On Tue, Jan 4, 2011 at 12:25, Alan Cox <[email protected]> wrote:

> > It would be like releasing a new car and then telling the buyer that the
> > tires that are included aren't good enough but that's okay because they
> are
> > free to go through the trouble of replacing them right after they take
> > ownership. Modularity is not a feature; a good feature is a feature.
>
> You wouldn't be a very good car salesman then would you ? In fact people
> loathe and hate the lock-ins wired into cars.


Please do not be hyperbolic; we aren't locking anyone in to anything except,
in this analogy, saying that putting a Hemi engine in a sub-compat is
outside the scope of our design goals.


> Plus of course the first
> thing anyone does when they get into a car is umm
>
>        Adjust the mirros
>        Adjust the seats
>        Adjust the music
>        Adjust the airconditioning
>        Adjust the satnav
>        Fit random personal objects (modularity)
>        ...
>

That's personalization, not customization, and is completely within the
scope of will be implemented in GNOME 3: themes, backgrounds, localization,
a11y, favorite launch items, etc.
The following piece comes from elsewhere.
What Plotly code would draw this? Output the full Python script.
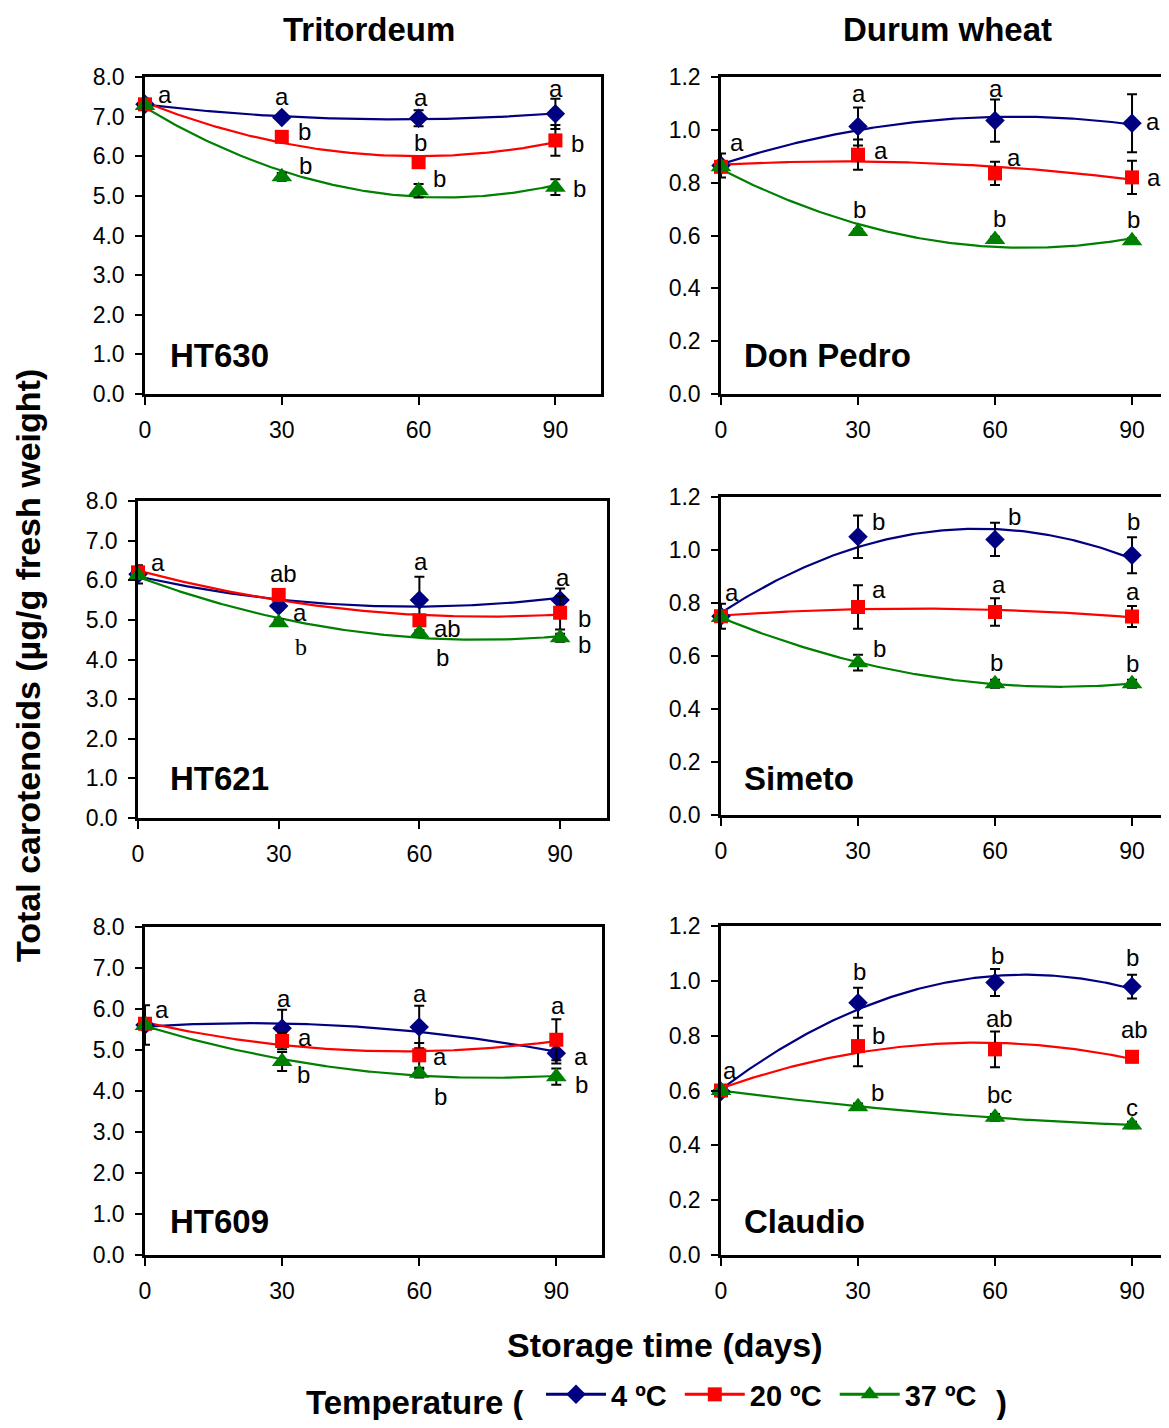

And has been said before, that's just the
beginning: by 3.2 we hope to have a well-defined extension API so that even
more *personalization* is possible.

"I'd like to use a random bluetooth hands free", "sorry our car is only
> available with our official hands free option"
>
> "radio", "ours only"
>
> "satnav", "ours only"
>
> "engine management", "ours only, DRM protected and we sued the other guys"
>
> "I need snow tyres", "sorry we don't support snow tyres, you don't need
> them."
>
> "I added go faster stripes" "You've voided the warranty"
>
> The car market is such a mind-numbingly bad example, in fact it's the very
> market whose abuse led the european union to pass legislation to limit
> the power of "no reverse engineering" clauses, that later proved such a
> good situation for software !
>

Fine, pick another analogy then. You got my point and now you're just going
off on a rant about cars.


> > If a user has to do a bunch of customization after installing to get
> > a tolerable desktop experience, we have failed at design.
>
> If the user can't then customise it to get a nice desktop experience to
> suit their needs after that you've also failed. That of course cuts both
> ways - it can have so much stuff you can't configure it.
>

You appear to have missed my point: if it's not a nice desktop experience to
begin with, it's too late. We are working on *that*, not asking the user to
do it for us.


> The distros gather hardware info with permission from plenty of users so
> they ought to be able to answer "what percentage of our users can run
> this stuff".


"Anything newer than 5 years old." Though we started saying that last Spring
so it's going to be 6 years old by the time we release this Spring--which is
longer than I've kept any computer.


> Not sure if they have enough data to do "what portion of our
> users desktops can be seamlessly migrated - ie all the equivalents for
> each applet exist and the settings can be mapped"
>

None, and that's a completely unrealistic expectation. We don't change the
UI paradigm and expect things to behave as they always have; that would be
by its very definition be the same paradigm.